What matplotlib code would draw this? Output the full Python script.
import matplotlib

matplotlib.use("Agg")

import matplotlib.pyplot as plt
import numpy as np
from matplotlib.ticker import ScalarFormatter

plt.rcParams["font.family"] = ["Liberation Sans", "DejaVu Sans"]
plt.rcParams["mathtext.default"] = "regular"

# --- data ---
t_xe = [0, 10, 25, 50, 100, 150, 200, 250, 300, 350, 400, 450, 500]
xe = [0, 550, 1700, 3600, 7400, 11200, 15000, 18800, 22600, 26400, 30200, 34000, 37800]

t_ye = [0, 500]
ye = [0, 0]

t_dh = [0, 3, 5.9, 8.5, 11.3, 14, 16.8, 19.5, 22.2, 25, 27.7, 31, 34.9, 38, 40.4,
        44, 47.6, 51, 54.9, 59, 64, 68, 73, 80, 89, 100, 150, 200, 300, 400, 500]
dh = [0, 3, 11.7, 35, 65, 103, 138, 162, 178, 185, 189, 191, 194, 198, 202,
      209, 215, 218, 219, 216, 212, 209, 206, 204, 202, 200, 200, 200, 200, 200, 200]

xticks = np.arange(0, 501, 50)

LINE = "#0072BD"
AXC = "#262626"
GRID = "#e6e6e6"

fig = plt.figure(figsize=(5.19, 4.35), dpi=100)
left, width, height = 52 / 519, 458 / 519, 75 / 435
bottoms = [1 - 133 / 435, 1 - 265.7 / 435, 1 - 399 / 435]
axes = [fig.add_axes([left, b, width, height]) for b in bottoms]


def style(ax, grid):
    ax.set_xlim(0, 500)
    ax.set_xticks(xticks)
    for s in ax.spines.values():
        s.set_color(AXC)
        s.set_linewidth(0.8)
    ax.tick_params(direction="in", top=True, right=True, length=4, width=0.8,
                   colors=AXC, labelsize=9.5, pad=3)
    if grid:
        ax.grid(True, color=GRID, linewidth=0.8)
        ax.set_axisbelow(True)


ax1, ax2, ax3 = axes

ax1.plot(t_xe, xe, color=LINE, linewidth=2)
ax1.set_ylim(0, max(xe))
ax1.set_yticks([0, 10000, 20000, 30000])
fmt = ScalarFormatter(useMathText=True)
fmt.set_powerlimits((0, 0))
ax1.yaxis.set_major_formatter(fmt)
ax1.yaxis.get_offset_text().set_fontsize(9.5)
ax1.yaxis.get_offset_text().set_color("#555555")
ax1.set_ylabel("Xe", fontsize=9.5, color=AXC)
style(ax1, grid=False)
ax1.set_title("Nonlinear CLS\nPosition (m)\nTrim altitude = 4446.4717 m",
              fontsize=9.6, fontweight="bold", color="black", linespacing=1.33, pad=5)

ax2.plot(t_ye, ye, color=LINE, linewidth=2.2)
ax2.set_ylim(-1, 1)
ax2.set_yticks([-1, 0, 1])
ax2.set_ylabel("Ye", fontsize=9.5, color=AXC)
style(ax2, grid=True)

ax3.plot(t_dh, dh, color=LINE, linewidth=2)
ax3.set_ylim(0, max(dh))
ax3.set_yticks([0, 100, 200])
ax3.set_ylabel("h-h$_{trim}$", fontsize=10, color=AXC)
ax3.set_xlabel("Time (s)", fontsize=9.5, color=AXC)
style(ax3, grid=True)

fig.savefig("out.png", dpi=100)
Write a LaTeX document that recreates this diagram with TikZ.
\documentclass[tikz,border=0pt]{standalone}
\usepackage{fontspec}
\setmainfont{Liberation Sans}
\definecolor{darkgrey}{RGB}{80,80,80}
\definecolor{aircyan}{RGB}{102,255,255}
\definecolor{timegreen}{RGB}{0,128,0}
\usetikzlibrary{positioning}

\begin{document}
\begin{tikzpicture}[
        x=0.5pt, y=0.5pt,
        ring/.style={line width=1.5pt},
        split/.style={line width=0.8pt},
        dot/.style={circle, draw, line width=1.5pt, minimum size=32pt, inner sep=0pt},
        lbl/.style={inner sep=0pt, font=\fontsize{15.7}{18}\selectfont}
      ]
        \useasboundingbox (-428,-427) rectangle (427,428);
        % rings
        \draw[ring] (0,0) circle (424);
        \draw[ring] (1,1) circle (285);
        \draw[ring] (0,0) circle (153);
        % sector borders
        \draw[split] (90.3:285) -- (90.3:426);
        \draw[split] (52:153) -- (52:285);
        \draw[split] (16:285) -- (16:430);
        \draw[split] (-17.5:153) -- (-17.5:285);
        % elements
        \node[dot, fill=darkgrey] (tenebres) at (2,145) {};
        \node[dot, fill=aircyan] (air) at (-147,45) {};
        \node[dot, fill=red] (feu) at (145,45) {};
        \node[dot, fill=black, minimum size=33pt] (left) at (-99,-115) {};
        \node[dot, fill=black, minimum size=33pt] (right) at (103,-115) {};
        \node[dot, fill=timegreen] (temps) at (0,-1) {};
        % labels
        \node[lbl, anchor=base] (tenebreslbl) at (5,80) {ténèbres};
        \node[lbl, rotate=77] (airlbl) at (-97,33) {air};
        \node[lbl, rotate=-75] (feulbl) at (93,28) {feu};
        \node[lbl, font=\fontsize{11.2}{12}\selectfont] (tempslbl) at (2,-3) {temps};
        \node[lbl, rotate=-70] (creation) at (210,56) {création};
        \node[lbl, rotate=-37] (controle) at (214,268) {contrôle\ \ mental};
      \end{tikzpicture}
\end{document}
____________________
Set problem → Every line of the records above needs to be given again exactly.

Response for this exercise →
What matplotlib code would draw this? Output the full Python script.
import matplotlib

matplotlib.use("Agg")

import matplotlib.pyplot as plt
import numpy as np
from matplotlib.ticker import ScalarFormatter

plt.rcParams["font.family"] = ["Liberation Sans", "DejaVu Sans"]
plt.rcParams["mathtext.default"] = "regular"

# --- data ---
t_xe = [0, 10, 25, 50, 100, 150, 200, 250, 300, 350, 400, 450, 500]
xe = [0, 550, 1700, 3600, 7400, 11200, 15000, 18800, 22600, 26400, 30200, 34000, 37800]

t_ye = [0, 500]
ye = [0, 0]

t_dh = [0, 3, 5.9, 8.5, 11.3, 14, 16.8, 19.5, 22.2, 25, 27.7, 31, 34.9, 38, 40.4,
        44, 47.6, 51, 54.9, 59, 64, 68, 73, 80, 89, 100, 150, 200, 300, 400, 500]
dh = [0, 3, 11.7, 35, 65, 103, 138, 162, 178, 185, 189, 191, 194, 198, 202,
      209, 215, 218, 219, 216, 212, 209, 206, 204, 202, 200, 200, 200, 200, 200, 200]

xticks = np.arange(0, 501, 50)

LINE = "#0072BD"
AXC = "#262626"
GRID = "#e6e6e6"

fig = plt.figure(figsize=(5.19, 4.35), dpi=100)
left, width, height = 52 / 519, 458 / 519, 75 / 435
bottoms = [1 - 133 / 435, 1 - 265.7 / 435, 1 - 399 / 435]
axes = [fig.add_axes([left, b, width, height]) for b in bottoms]


def style(ax, grid):
    ax.set_xlim(0, 500)
    ax.set_xticks(xticks)
    for s in ax.spines.values():
        s.set_color(AXC)
        s.set_linewidth(0.8)
    ax.tick_params(direction="in", top=True, right=True, length=4, width=0.8,
                   colors=AXC, labelsize=9.5, pad=3)
    if grid:
        ax.grid(True, color=GRID, linewidth=0.8)
        ax.set_axisbelow(True)


ax1, ax2, ax3 = axes

ax1.plot(t_xe, xe, color=LINE, linewidth=2)
ax1.set_ylim(0, max(xe))
ax1.set_yticks([0, 10000, 20000, 30000])
fmt = ScalarFormatter(useMathText=True)
fmt.set_powerlimits((0, 0))
ax1.yaxis.set_major_formatter(fmt)
ax1.yaxis.get_offset_text().set_fontsize(9.5)
ax1.yaxis.get_offset_text().set_color("#555555")
ax1.set_ylabel("Xe", fontsize=9.5, color=AXC)
style(ax1, grid=False)
ax1.set_title("Nonlinear CLS\nPosition (m)\nTrim altitude = 4446.4717 m",
              fontsize=9.6, fontweight="bold", color="black", linespacing=1.33, pad=5)

ax2.plot(t_ye, ye, color=LINE, linewidth=2.2)
ax2.set_ylim(-1, 1)
ax2.set_yticks([-1, 0, 1])
ax2.set_ylabel("Ye", fontsize=9.5, color=AXC)
style(ax2, grid=True)

ax3.plot(t_dh, dh, color=LINE, linewidth=2)
ax3.set_ylim(0, max(dh))
ax3.set_yticks([0, 100, 200])
ax3.set_ylabel("h-h$_{trim}$", fontsize=10, color=AXC)
ax3.set_xlabel("Time (s)", fontsize=9.5, color=AXC)
style(ax3, grid=True)

fig.savefig("out.png", dpi=100)
Write a LaTeX document that recreates this diagram with TikZ.
\documentclass[tikz,border=0pt]{standalone}
\usepackage{fontspec}
\setmainfont{Liberation Sans}
\definecolor{darkgrey}{RGB}{80,80,80}
\definecolor{aircyan}{RGB}{102,255,255}
\definecolor{timegreen}{RGB}{0,128,0}
\usetikzlibrary{positioning}

\begin{document}
\begin{tikzpicture}[
        x=0.5pt, y=0.5pt,
        ring/.style={line width=1.5pt},
        split/.style={line width=0.8pt},
        dot/.style={circle, draw, line width=1.5pt, minimum size=32pt, inner sep=0pt},
        lbl/.style={inner sep=0pt, font=\fontsize{15.7}{18}\selectfont}
      ]
        \useasboundingbox (-428,-427) rectangle (427,428);
        % rings
        \draw[ring] (0,0) circle (424);
        \draw[ring] (1,1) circle (285);
        \draw[ring] (0,0) circle (153);
        % sector borders
        \draw[split] (90.3:285) -- (90.3:426);
        \draw[split] (52:153) -- (52:285);
        \draw[split] (16:285) -- (16:430);
        \draw[split] (-17.5:153) -- (-17.5:285);
        % elements
        \node[dot, fill=darkgrey] (tenebres) at (2,145) {};
        \node[dot, fill=aircyan] (air) at (-147,45) {};
        \node[dot, fill=red] (feu) at (145,45) {};
        \node[dot, fill=black, minimum size=33pt] (left) at (-99,-115) {};
        \node[dot, fill=black, minimum size=33pt] (right) at (103,-115) {};
        \node[dot, fill=timegreen] (temps) at (0,-1) {};
        % labels
        \node[lbl, anchor=base] (tenebreslbl) at (5,80) {ténèbres};
        \node[lbl, rotate=77] (airlbl) at (-97,33) {air};
        \node[lbl, rotate=-75] (feulbl) at (93,28) {feu};
        \node[lbl, font=\fontsize{11.2}{12}\selectfont] (tempslbl) at (2,-3) {temps};
        \node[lbl, rotate=-70] (creation) at (210,56) {création};
        \node[lbl, rotate=-37] (controle) at (214,268) {contrôle\ \ mental};
      \end{tikzpicture}
\end{document}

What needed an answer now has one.